By David C. Dollahite
Special to the Deseret News

      In recent decades, a great deal of research has shown a powerful link between father presence, father behavior and the well-being of children and families. However, sociologist David Popenoe argues that if a culture were specifically designed to be unfriendly to strong father-child ties, it would look very similar to contemporary American culture.
      Although there are many cases of excellent fathering, there also are powerful forces that turn fathers and children away from one another.
      Research shows that the quantity and quality of father involvement — more than mother involvement — is strongly influenced by cultural expectations, marital status and social support. Religion influences these very factors in ways that promote fathering.
      Religious institutions have a long record of facilitating father involvement. Not surprisingly, research supports a link between religious belief and responsible fathering.
      Research documents that very religious fathers are more likely to be both highly involved and more warm in their relationships with their children than are only somewhat religious or non-religious fathers. This counters the stereotype often portrayed in the media of religious fathers as stern and distant.

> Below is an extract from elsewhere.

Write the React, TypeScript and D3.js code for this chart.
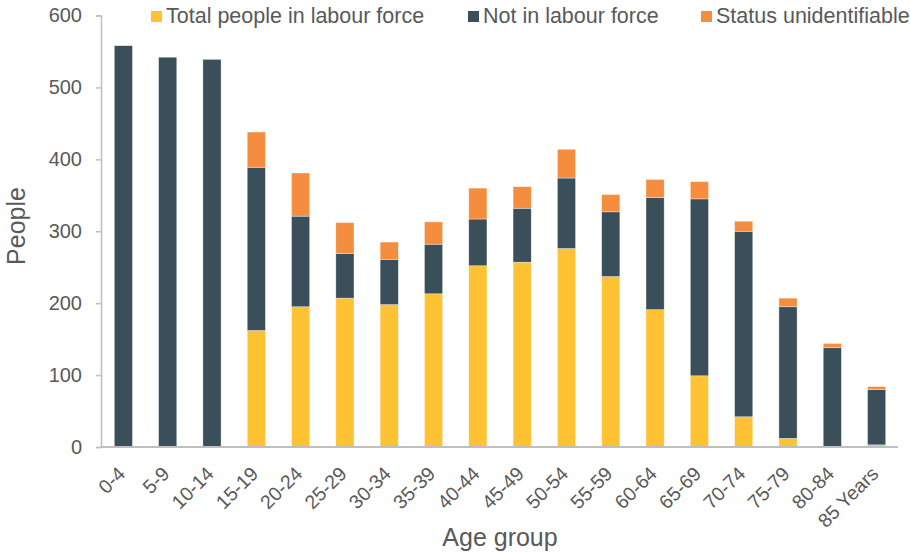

      In a three-generation study of father-child relationships, developmental psychologist John Snarey found that father-child church attendance provided fathers with significant social and emotional child-rearing support. Sociologist Steve Nock found that religious communities strengthen the father-child bond by encouraging men to be committed to their families.
      My own research involving fathers with special-needs children shows that religious practices such as family prayer, church attendance, religious blessing of children and scripture reading give structure and meaning to family life and help connect fathers to children in profound ways that secular influences cannot match.
      I predict that ongoing research will establish that religion is the most powerful, meaningful and sustained influence for encouraging men to be responsible fathers who are fully involved in their children's lives.


David C. Dollahite Ph.D., is a research associate at the Family Studies Center in the School of Family Life at Brigham Young University and father of seven children.